## Aim
Find the line with "Reproduce this diagram with TikZ." and the line with "(title) at (255,0)", then repeat both of them and every line in between exactly. Omit the pictures.

Source code of charts:
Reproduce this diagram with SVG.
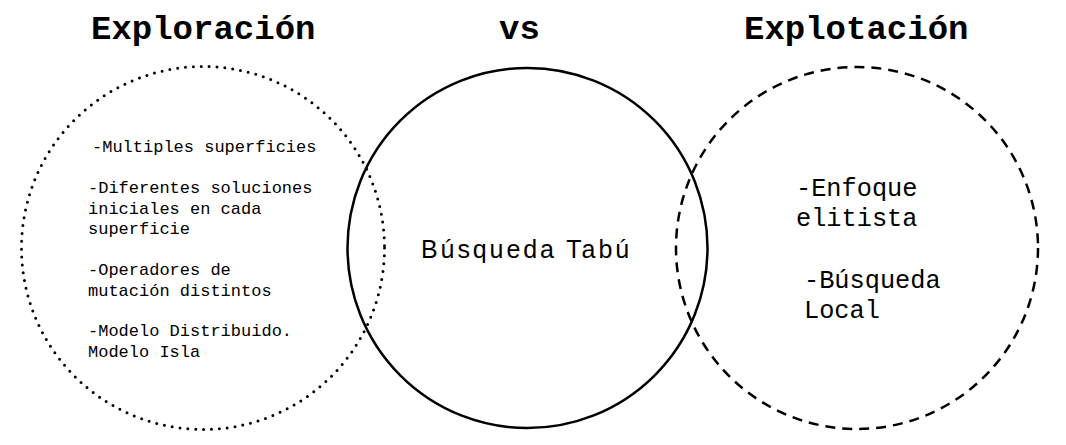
<svg xmlns="http://www.w3.org/2000/svg" width="1066" height="445" viewBox="0 0 1066 445">
<style>
.title{font-family:"Liberation Mono","DejaVu Sans Mono",monospace;font-weight:bold;font-size:34px;fill:#000}
.small{font-family:"Liberation Mono","DejaVu Sans Mono",monospace;font-size:17px;fill:#000}
.mid{font-family:"Liberation Sans",Arial,sans-serif;font-size:25px;letter-spacing:2.9px;fill:#000}
.big{font-family:"Liberation Mono","DejaVu Sans Mono",monospace;font-size:25.3px;fill:#000}
.c{fill:none;stroke:#000}
</style>
<rect width="1066" height="445" fill="#fff"/>
<g id="titles">
<text class="title" x="91" y="39">Exploración</text>
<text class="title" x="499" y="39">vs</text>
<text class="title" x="744" y="39">Explotación</text>
</g>
<g id="exploracion">
<circle class="c" cx="203" cy="248" r="181.5" stroke-width="3" stroke-dasharray="0 7.9" stroke-linecap="round"/>
<text class="small" x="92" y="152">-Multiples superficies</text>
<text class="small" x="88" y="193">-Diferentes soluciones</text>
<text class="small" x="88" y="213.5">iniciales en cada</text>
<text class="small" x="88" y="234">superficie</text>
<text class="small" x="88" y="275">-Operadores de</text>
<text class="small" x="88" y="295.5">mutación distintos</text>
<text class="small" x="88" y="336">-Modelo Distribuido.</text>
<text class="small" x="88" y="356.5">Modelo Isla</text>
</g>
<g id="busqueda-tabu">
<circle class="c" cx="527.5" cy="248" r="180" stroke-width="2.5"/>
<text class="mid" x="421" y="257.5">Búsqueda Tabú</text>
</g>
<g id="explotacion">
<circle class="c" cx="857" cy="248" r="181" stroke-width="2.5" stroke-dasharray="10 7"/>
<text class="big" x="796" y="196">-Enfoque</text>
<text class="big" x="796" y="226">elitista</text>
<text class="big" x="804" y="288">-Búsqueda</text>
<text class="big" x="804" y="318">Local</text>
</g>
<g id="connectors"/>
</svg>
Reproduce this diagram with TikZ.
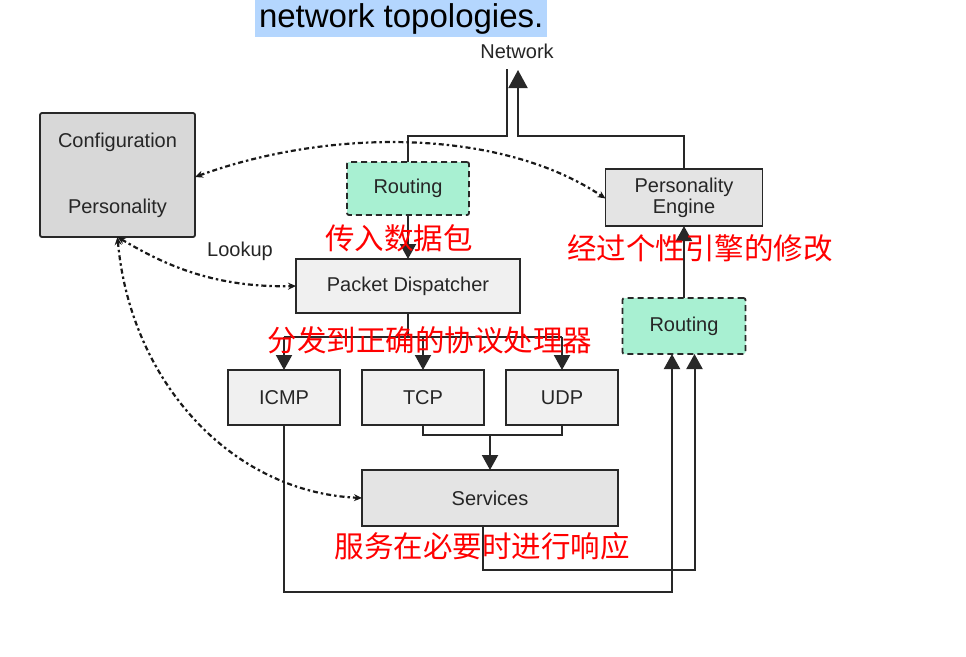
\documentclass[tikz,border=0pt]{standalone}
\usepackage{fontspec}
\setmainfont{Liberation Sans}
\newfontfamily\cjk{Noto Sans CJK SC}
\usetikzlibrary{arrows.meta,calc}
\definecolor{hl}{RGB}{180,214,254}
\definecolor{mint}{RGB}{168,240,210}
\definecolor{boxA}{RGB}{216,216,216}
\definecolor{boxB}{RGB}{228,228,228}
\definecolor{boxC}{RGB}{240,240,240}
\definecolor{ln}{RGB}{40,40,40}
\definecolor{redtxt}{RGB}{255,0,0}
\begin{document}
\begin{tikzpicture}[x=1pt,y=-1pt,
  box/.style={draw=ln, line width=1.8pt, inner sep=0pt, outer sep=0pt, align=center,
    font=\fontsize{20}{22}\selectfont, text=black!85},
  routebox/.style={box, fill=mint, dash pattern=on 6pt off 4pt, rounded corners=2pt},
  wire/.style={draw=ln, line width=2pt},
  arr/.style={wire, -{Triangle[width=16pt,length=15pt]}},
  bigarr/.style={wire, -{Triangle[width=19pt,length=18pt]}},
  dasharr/.style={draw=black!90, line width=2.2pt, dash pattern=on 5pt off 3pt on 2.5pt off 3pt,
    {Stealth[length=8pt,width=7pt]}-{Stealth[length=8pt,width=7pt]}},
  lbl/.style={font=\fontsize{20}{22}\selectfont, text=black!85, inner sep=0pt},
  red/.style={font=\cjk\fontsize{29.5}{32}\selectfont, text=redtxt, inner sep=0pt}
]
\useasboundingbox (0,0) rectangle (966,656);
\fill[white] (0,0) rectangle (966,656);

% top highlighted text
\node[fill=hl, minimum width=292pt, minimum height=37pt, inner sep=0pt, anchor=north west,
  font=\fontsize{33}{35}\selectfont] (title) at (255,0) {network topologies.};

% nodes
\node[box, fill=boxA, rounded corners=2pt, minimum width=155pt, minimum height=124pt] (conf) at (117.5,175)
  {Configuration\\[44pt]Personality};
\node[routebox, minimum width=122pt, minimum height=53pt] (r1) at (408,188.5) {Routing};
\node[box, fill=boxB, minimum width=157pt, minimum height=57pt] (pe) at (684,197.5) {Personality\\[-1pt]Engine};
\node[routebox, minimum width=123pt, minimum height=56pt] (r2) at (684,326) {Routing};
\node[box, fill=boxC, minimum width=224pt, minimum height=54pt] (pd) at (408,286) {Packet Dispatcher};
\node[box, fill=boxC, minimum width=112pt, minimum height=55pt] (icmp) at (284,397.5) {ICMP};
\node[box, fill=boxC, minimum width=122pt, minimum height=55pt] (tcp) at (423,397.5) {TCP};
\node[box, fill=boxC, minimum width=112pt, minimum height=55pt] (udp) at (562,397.5) {UDP};
\node[box, fill=boxB, minimum width=256pt, minimum height=56pt] (svc) at (490,498) {Services};

\node[lbl] (net) at (517,51) {Network};
\node[lbl] (lookup) at (240,251) {Lookup};

\coordinate (netL) at (507,69);
\coordinate (netR) at (518,70);

% network connections
\draw[wire] (r1.north) -- ++(0,-26.5) -| (netL);
\draw[bigarr] (pe.north) -- ++(0,-33) -| (netR);

% routing -> dispatcher
\draw[arr] (r1.south) -- (r1.south |- pd.north);

% dispatcher -> protocols
\coordinate (bus) at ($(pd.south)+(0,24)$);
\draw[wire] (pd.south) -- (bus);
\draw[wire] (bus -| icmp.north) -- (bus -| udp.north);
\draw[arr] (bus -| icmp.north) -- (icmp.north);
\draw[arr] (bus -| tcp.north) -- (tcp.north);
\draw[arr] (bus -| udp.north) -- (udp.north);

% tcp/udp -> services
\coordinate (bus2) at ($(tcp.south)+(0,10)$);
\draw[wire] (tcp.south) -- (bus2) -| (udp.south);
\draw[arr] (bus2 -| svc.north) -- (svc.north);

% services -> routing2
\draw[arr] ([xshift=-7pt]svc.south) -- ++(0,44) -| ([xshift=10.5pt]r2.south);
% icmp -> routing2
\draw[arr] (icmp.south) -- ++(0,167) -| ([xshift=-12pt]r2.south);
% routing2 -> personality engine
\draw[arr] (r2.north) -- (pe.south);

% dashed lookups
\draw[dasharr] ([yshift=-2pt]conf.east) .. controls (330,128) and (500,128) .. ([yshift=-1pt]pe.west);
\draw[dasharr] (conf.south) .. controls (160,262) and (210,288) .. (pd.west);
\draw[dasharr] (conf.south) .. controls (130,380) and (230,492) .. (svc.west);

% red annotations
\node[red] (a1) at (399,238) {传入数据包};
\node[red] (a2) at (700,248) {经过个性引擎的修改};
\node[red] (a3) at (430,340) {分发到正确的协议处理器};
\node[red] (a4) at (482,546) {服务在必要时进行响应};
\end{tikzpicture}
\end{document}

## Solution for this task
Reproduce this diagram with TikZ.
\documentclass[tikz,border=0pt]{standalone}
\usepackage{fontspec}
\setmainfont{Liberation Sans}
\newfontfamily\cjk{Noto Sans CJK SC}
\usetikzlibrary{arrows.meta,calc}
\definecolor{hl}{RGB}{180,214,254}
\definecolor{mint}{RGB}{168,240,210}
\definecolor{boxA}{RGB}{216,216,216}
\definecolor{boxB}{RGB}{228,228,228}
\definecolor{boxC}{RGB}{240,240,240}
\definecolor{ln}{RGB}{40,40,40}
\definecolor{redtxt}{RGB}{255,0,0}
\begin{document}
\begin{tikzpicture}[x=1pt,y=-1pt,
  box/.style={draw=ln, line width=1.8pt, inner sep=0pt, outer sep=0pt, align=center,
    font=\fontsize{20}{22}\selectfont, text=black!85},
  routebox/.style={box, fill=mint, dash pattern=on 6pt off 4pt, rounded corners=2pt},
  wire/.style={draw=ln, line width=2pt},
  arr/.style={wire, -{Triangle[width=16pt,length=15pt]}},
  bigarr/.style={wire, -{Triangle[width=19pt,length=18pt]}},
  dasharr/.style={draw=black!90, line width=2.2pt, dash pattern=on 5pt off 3pt on 2.5pt off 3pt,
    {Stealth[length=8pt,width=7pt]}-{Stealth[length=8pt,width=7pt]}},
  lbl/.style={font=\fontsize{20}{22}\selectfont, text=black!85, inner sep=0pt},
  red/.style={font=\cjk\fontsize{29.5}{32}\selectfont, text=redtxt, inner sep=0pt}
]
\useasboundingbox (0,0) rectangle (966,656);
\fill[white] (0,0) rectangle (966,656);

% top highlighted text
\node[fill=hl, minimum width=292pt, minimum height=37pt, inner sep=0pt, anchor=north west,
  font=\fontsize{33}{35}\selectfont] (title) at (255,0) {network topologies.};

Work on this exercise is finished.